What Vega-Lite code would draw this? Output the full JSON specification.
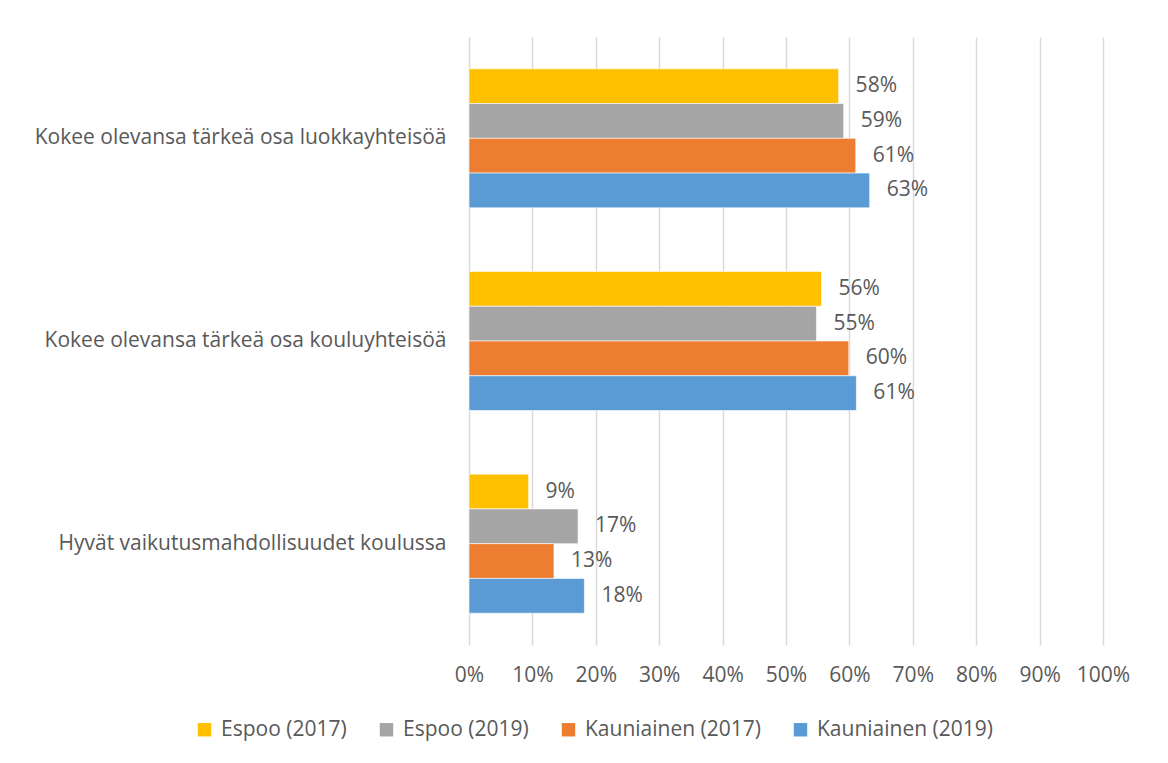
{
  "$schema": "https://vega.github.io/schema/vega-lite/v6.json",
  "autosize": "none",
  "width": 634,
  "height": 608,
  "padding": {"left": 469, "top": 37, "right": 65, "bottom": 118},
  "background": "#ffffff",
  "config": {
    "view": {"stroke": null},
    "font": "Open Sans",
    "text": {"font": "Open Sans"}
  },
  "data": {
    "values": [
      {"cat": "Kokee olevansa tärkeä osa luokkayhteisöä", "series": "Espoo (2017)", "value": 0.583},
      {"cat": "Kokee olevansa tärkeä osa luokkayhteisöä", "series": "Espoo (2019)", "value": 0.591},
      {"cat": "Kokee olevansa tärkeä osa luokkayhteisöä", "series": "Kauniainen (2017)", "value": 0.610},
      {"cat": "Kokee olevansa tärkeä osa luokkayhteisöä", "series": "Kauniainen (2019)", "value": 0.632},
      {"cat": "Kokee olevansa tärkeä osa kouluyhteisöä", "series": "Espoo (2017)", "value": 0.556},
      {"cat": "Kokee olevansa tärkeä osa kouluyhteisöä", "series": "Espoo (2019)", "value": 0.548},
      {"cat": "Kokee olevansa tärkeä osa kouluyhteisöä", "series": "Kauniainen (2017)", "value": 0.599},
      {"cat": "Kokee olevansa tärkeä osa kouluyhteisöä", "series": "Kauniainen (2019)", "value": 0.611},
      {"cat": "Hyvät vaikutusmahdollisuudet koulussa", "series": "Espoo (2017)", "value": 0.094},
      {"cat": "Hyvät vaikutusmahdollisuudet koulussa", "series": "Espoo (2019)", "value": 0.172},
      {"cat": "Hyvät vaikutusmahdollisuudet koulussa", "series": "Kauniainen (2017)", "value": 0.134},
      {"cat": "Hyvät vaikutusmahdollisuudet koulussa", "series": "Kauniainen (2019)", "value": 0.182}
    ]
  },
  "encoding": {
    "y": {
      "field": "cat",
      "type": "nominal",
      "sort": null,
      "scale": {"paddingInner": 0.314, "paddingOuter": 0.157},
      "axis": {
        "title": null,
        "domain": false,
        "ticks": false,
        "grid": false,
        "labelFontSize": 21,
        "labelFont": "Open Sans",
        "labelColor": "#595959",
        "labelPadding": 23,
        "labelLimit": 500
      }
    },
    "yOffset": {
      "field": "series",
      "type": "nominal",
      "sort": ["Espoo (2017)", "Espoo (2019)", "Kauniainen (2017)", "Kauniainen (2019)"],
      "scale": {"paddingInner": 0, "paddingOuter": 0}
    },
    "x": {
      "field": "value",
      "type": "quantitative",
      "scale": {"domain": [0, 1], "nice": false},
      "axis": {
        "title": null,
        "format": ".0%",
        "values": [0, 0.1, 0.2, 0.3, 0.4, 0.5, 0.6, 0.7, 0.8, 0.9, 1],
        "domain": false,
        "ticks": false,
        "grid": true,
        "gridColor": "#d9d9d9",
        "gridWidth": 1.5,
        "labelFontSize": 21,
        "labelFont": "Open Sans",
        "labelColor": "#595959",
        "labelPadding": 19,
        "labelFlush": false
      }
    }
  },
  "layer": [
    {
      "mark": {"type": "bar", "stroke": "#ffffff", "strokeWidth": 0.6},
      "encoding": {
        "color": {
          "field": "series",
          "type": "nominal",
          "sort": ["Espoo (2017)", "Espoo (2019)", "Kauniainen (2017)", "Kauniainen (2019)"],
          "scale": {
            "domain": ["Espoo (2017)", "Espoo (2019)", "Kauniainen (2017)", "Kauniainen (2019)"],
            "range": ["#FFC000", "#A5A5A5", "#ED7D31", "#5B9BD5"]
          },
          "legend": {
            "title": null,
            "orient": "none",
            "direction": "horizontal",
            "legendX": -275,
            "legendY": 682,
            "symbolType": "square",
            "symbolSize": 180,
            "symbolStrokeWidth": 0,
            "symbolOpacity": 1,
            "labelFontSize": 21,
            "labelFont": "Open Sans",
            "labelColor": "#595959",
            "labelOffset": 6,
            "columnPadding": 29,
            "labelLimit": 400
          }
        }
      }
    },
    {
      "mark": {"type": "text", "align": "left", "baseline": "middle", "dx": 17, "fontSize": 21, "font": "Open Sans", "color": "#595959"},
      "encoding": {
        "text": {"field": "value", "type": "quantitative", "format": ".0%"}
      }
    }
  ]
}
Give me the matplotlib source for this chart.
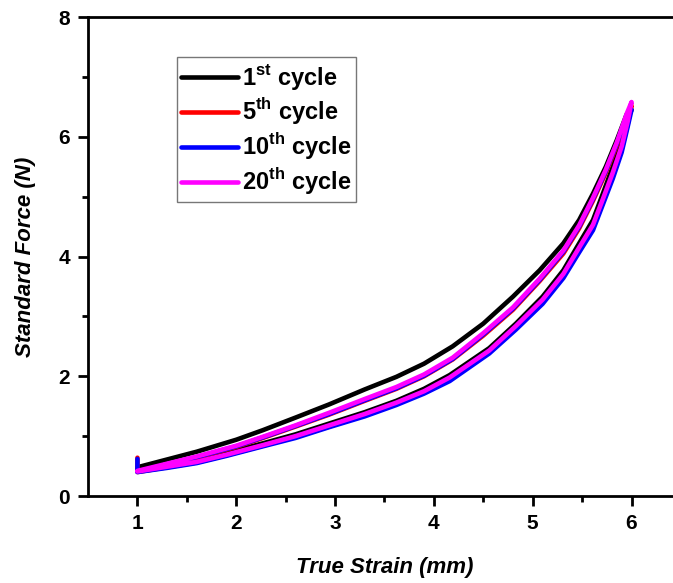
import numpy as np
import matplotlib
matplotlib.use('Agg')
import matplotlib.pyplot as plt

plt.rcParams['font.family'] = ['Liberation Sans', 'DejaVu Sans']
plt.rcParams['mathtext.fontset'] = 'custom'
plt.rcParams['mathtext.bf'] = 'Liberation Sans:bold'
plt.rcParams['mathtext.rm'] = 'Liberation Sans:bold'

# strain grid for the upper branch (going out) and the lower branch (coming back)
strain_up = [1.0, 1.3, 1.6, 2.0, 2.27, 2.6, 2.94, 3.3, 3.62, 3.9, 4.19, 4.5,
             4.8, 5.07, 5.31, 5.47, 5.61, 5.74, 5.85, 5.95, 6.0]
strain_down = [6.0, 5.96, 5.90, 5.81, 5.71, 5.61, 5.47, 5.31, 5.10, 4.83, 4.56,
               4.16, 3.9, 3.62, 3.3, 2.94, 2.6, 2.27, 1.9, 1.6, 1.3, 1.0]

# force readings (N)
c1_up = [0.48, 0.61, 0.74, 0.94, 1.10, 1.31, 1.53, 1.78, 1.99, 2.21, 2.50, 2.88,
         3.33, 3.77, 4.22, 4.61, 5.05, 5.50, 5.94, 6.37, 6.45]
c1_down = [6.45, 6.33, 5.94, 5.50, 5.05, 4.61, 4.22, 3.77, 3.33, 2.88, 2.47,
           2.02, 1.79, 1.59, 1.40, 1.21, 1.03, 0.88, 0.72, 0.60, 0.52, 0.44]

c5_up = [0.41, 0.52, 0.64, 0.82, 0.97, 1.16, 1.36, 1.59, 1.79, 2.00, 2.28, 2.68,
         3.11, 3.59, 4.05, 4.47, 4.93, 5.40, 5.85, 6.33, 6.52]
c5_down = [6.52, 6.20, 5.79, 5.35, 4.91, 4.48, 4.11, 3.67, 3.24, 2.81, 2.40,
           1.95, 1.73, 1.54, 1.35, 1.16, 0.99, 0.84, 0.68, 0.56, 0.48, 0.40]

c10_up = [0.41, 0.53, 0.65, 0.83, 0.98, 1.17, 1.37, 1.60, 1.80, 2.01, 2.29, 2.70,
          3.13, 3.61, 4.08, 4.50, 4.96, 5.43, 5.88, 6.35, 6.45]
c10_down = [6.45, 6.16, 5.74, 5.30, 4.87, 4.44, 4.07, 3.64, 3.21, 2.78, 2.38,
            1.92, 1.71, 1.52, 1.33, 1.15, 0.97, 0.83, 0.67, 0.55, 0.47, 0.40]

c20_up = [0.42, 0.54, 0.66, 0.84, 0.99, 1.18, 1.39, 1.62, 1.82, 2.03, 2.31, 2.72,
          3.15, 3.63, 4.10, 4.52, 4.98, 5.45, 5.90, 6.38, 6.58]
c20_down = [6.58, 6.25, 5.84, 5.40, 4.96, 4.53, 4.15, 3.71, 3.28, 2.84, 2.43,
            1.98, 1.75, 1.56, 1.37, 1.18, 1.00, 0.85, 0.69, 0.57, 0.49, 0.41]

# little jump at the end of the 5th and 10th cycles
c5_end = 0.64
c10_end = 0.62

labels = [r'1$^{\mathbf{st}}$ cycle', r'5$^{\mathbf{th}}$ cycle',
          r'10$^{\mathbf{th}}$ cycle', r'20$^{\mathbf{th}}$ cycle']
colors = ['black', 'red', 'blue', 'magenta']

fig = plt.figure(figsize=(6.73, 5.83), dpi=100)
ax = fig.add_axes([0.1308, 0.1492, 0.881, 0.8216])

cycles = [(c1_up, c1_down, None), (c5_up, c5_down, c5_end),
          (c10_up, c10_down, c10_end), (c20_up, c20_down, None)]
for (up, down, end), col, lab in zip(cycles, colors, labels):
    x = list(strain_up) + list(strain_down)
    y = list(up) + list(down)
    if end is not None:
        x = x + [strain_down[-1]]
        y = y + [end]
    ax.plot(x, y, color=col, lw=3.3, label=lab, solid_joinstyle='round',
            solid_capstyle='round')

ax.set_xlim(0.5, 6.5)
ax.set_ylim(0, 8)
ax.set_xticks([1, 2, 3, 4, 5, 6])
ax.set_xticks(np.arange(1.5, 6.5, 1.0), minor=True)
ax.set_yticks([0, 2, 4, 6, 8])
ax.set_yticks([1, 3, 5, 7], minor=True)
for s in ax.spines.values():
    s.set_linewidth(2)
ax.tick_params(which='major', direction='out', length=7, width=2, labelsize=15, pad=6)
ax.tick_params(which='minor', direction='out', length=4, width=2)
for t in ax.get_xticklabels() + ax.get_yticklabels():
    t.set_fontweight('bold')

ax.set_xlabel('True Strain (mm)', fontsize=16, fontweight='bold', style='italic', labelpad=17)
ax.set_ylabel('Standard Force (N)', fontsize=16, fontweight='bold', style='italic', labelpad=16)

leg = ax.legend(loc='upper left', bbox_to_anchor=(0.2626, 0.902), bbox_transform=fig.transFigure,
                prop={'weight': 'bold', 'size': 17}, fancybox=False, frameon=True,
                edgecolor='#555555', handlelength=2.4, handletextpad=0.15, labelspacing=0.16,
                borderpad=0.2, borderaxespad=0)
leg.get_frame().set_linewidth(1)

fig.savefig('out.png', dpi=100)
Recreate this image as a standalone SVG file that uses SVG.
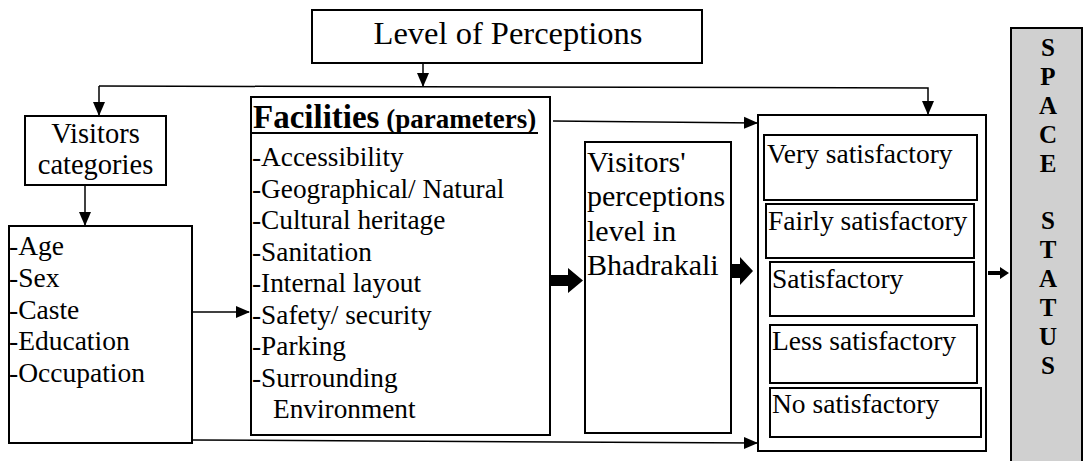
<svg xmlns="http://www.w3.org/2000/svg" width="1083" height="461" viewBox="0 0 1083 461">
<defs>
<marker id="ah" markerWidth="14" markerHeight="14" refX="13" refY="7" orient="auto" markerUnits="userSpaceOnUse">
<path d="M0,1 L14,7 L0,13 Z" fill="#000"/>
</marker>
<style>
.box{fill:#fff;stroke:#000;stroke-width:2}
.t{font-family:"Liberation Serif","Times New Roman",serif;fill:#000}
.c{fill:none;stroke:#000;stroke-width:1.5}
.blk{fill:#000}
.v{font-family:"Liberation Serif","Times New Roman",serif;font-weight:bold;font-size:25px;text-anchor:middle;fill:#000}
</style>
</defs>
<rect width="1083" height="461" fill="#fff"/>

<g id="connectors">
<path class="c" d="M423,63 V86" marker-end="url(#ah)"/>
<path class="c" d="M99,86 L928,88 V114" marker-end="url(#ah)"/>
<path class="c" d="M99,86 V115" marker-end="url(#ah)"/>
<path class="c" d="M85,185 V225" marker-end="url(#ah)"/>
<path class="c" d="M192,312 H249" marker-end="url(#ah)"/>
<path class="c" d="M553,121 L757,123" marker-end="url(#ah)"/>
<path class="c" d="M192,440 L757,443" marker-end="url(#ah)"/>
<polygon class="blk" points="550,275 568,275 568,268 583,280.5 568,293 568,286 550,286"/>
<polygon class="blk" points="730,264 740,264 740,257 753,271 740,285 740,278 730,278"/>
<polygon class="blk" points="988,271 1000,271 1000,267 1009,273 1000,279 1000,275 988,275"/>
</g>

<g id="level">
<rect class="box" x="312" y="10" width="390" height="53"/>
<text class="t" x="508" y="44" font-size="32.5" text-anchor="middle">Level of Perceptions</text>
</g>

<g id="visitors-categories">
<rect class="box" x="25" y="116" width="141" height="69"/>
<text class="t" x="95.5" y="143" font-size="28.5" text-anchor="middle">Visitors</text>
<text class="t" x="95.5" y="174" font-size="28.5" text-anchor="middle">categories</text>
</g>

<g id="categories-list">
<rect class="box" x="9" y="226" width="183" height="217"/>
<text class="t" font-size="27.5">
<tspan x="9" y="255">-Age</tspan>
<tspan x="9" y="287">-Sex</tspan>
<tspan x="9" y="318.5">-Caste</tspan>
<tspan x="9" y="350">-Education</tspan>
<tspan x="9" y="381.5">-Occupation</tspan>
</text>
</g>

<g id="facilities">
<rect class="box" x="251" y="97" width="299" height="338"/>
<text class="t" x="253" y="128" font-weight="bold"><tspan font-size="33">Facilities</tspan><tspan font-size="27"> (parameters)</tspan></text>
<line x1="251" y1="133" x2="538" y2="133" stroke="#000" stroke-width="2"/>
<text class="t" font-size="27.3">
<tspan x="252" y="166">-Accessibility</tspan>
<tspan x="252" y="197.5">-Geographical/ Natural</tspan>
<tspan x="252" y="229">-Cultural heritage</tspan>
<tspan x="252" y="260.5">-Sanitation</tspan>
<tspan x="252" y="292">-Internal layout</tspan>
<tspan x="252" y="323.5">-Safety/ security</tspan>
<tspan x="252" y="355">-Parking</tspan>
<tspan x="252" y="386.5">-Surrounding</tspan>
<tspan x="273" y="418">Environment</tspan>
</text>
</g>

<g id="perceptions">
<rect class="box" x="585" y="142" width="146" height="291"/>
<text class="t" font-size="30">
<tspan x="587" y="172">Visitors'</tspan>
<tspan x="587" y="206">perceptions</tspan>
<tspan x="587" y="241">level in</tspan>
<tspan x="587" y="275">Bhadrakali</tspan>
</text>
</g>

<g id="satisfaction">
<rect class="box" x="758" y="115" width="228" height="336"/>
<rect class="box" x="764" y="135" width="213" height="65"/>
<text class="t" x="767" y="163" font-size="27.5">Very satisfactory</text>
<rect class="box" x="766" y="204" width="208" height="54"/>
<text class="t" x="768" y="230" font-size="27.5">Fairly satisfactory</text>
<rect class="box" x="770" y="262" width="204" height="54"/>
<text class="t" x="772" y="288" font-size="27.5">Satisfactory</text>
<rect class="box" x="770" y="325" width="207" height="58"/>
<text class="t" x="772" y="350" font-size="27.5">Less satisfactory</text>
<rect class="box" x="770" y="388" width="211" height="49"/>
<text class="t" x="772" y="413" font-size="27.5">No satisfactory</text>
</g>

<g id="space-status">
<rect x="1011" y="28" width="71" height="440" fill="#d0d0d0" stroke="#000" stroke-width="2"/>
<text class="v" x="1048" y="56">S</text>
<text class="v" x="1048" y="85">P</text>
<text class="v" x="1048" y="114">A</text>
<text class="v" x="1048" y="143">C</text>
<text class="v" x="1048" y="172">E</text>
<text class="v" x="1048" y="229">S</text>
<text class="v" x="1048" y="258">T</text>
<text class="v" x="1048" y="287">A</text>
<text class="v" x="1048" y="316">T</text>
<text class="v" x="1048" y="345">U</text>
<text class="v" x="1048" y="374">S</text>
</g>
</svg>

Aim of the task> Leave the pictures out and copy exactly the lines from the one with "Give me the matplotlib source for this chart." through the one with "4.16, 3.9, 3.62, 3.3, 2.94, 2.6, 2.27, 1.9, 1.6, 1.3, 1.0]", nothing more.

Task output>
Give me the matplotlib source for this chart.
import numpy as np
import matplotlib
matplotlib.use('Agg')
import matplotlib.pyplot as plt

plt.rcParams['font.family'] = ['Liberation Sans', 'DejaVu Sans']
plt.rcParams['mathtext.fontset'] = 'custom'
plt.rcParams['mathtext.bf'] = 'Liberation Sans:bold'
plt.rcParams['mathtext.rm'] = 'Liberation Sans:bold'

# strain grid for the upper branch (going out) and the lower branch (coming back)
strain_up = [1.0, 1.3, 1.6, 2.0, 2.27, 2.6, 2.94, 3.3, 3.62, 3.9, 4.19, 4.5,
             4.8, 5.07, 5.31, 5.47, 5.61, 5.74, 5.85, 5.95, 6.0]
strain_down = [6.0, 5.96, 5.90, 5.81, 5.71, 5.61, 5.47, 5.31, 5.10, 4.83, 4.56,
               4.16, 3.9, 3.62, 3.3, 2.94, 2.6, 2.27, 1.9, 1.6, 1.3, 1.0]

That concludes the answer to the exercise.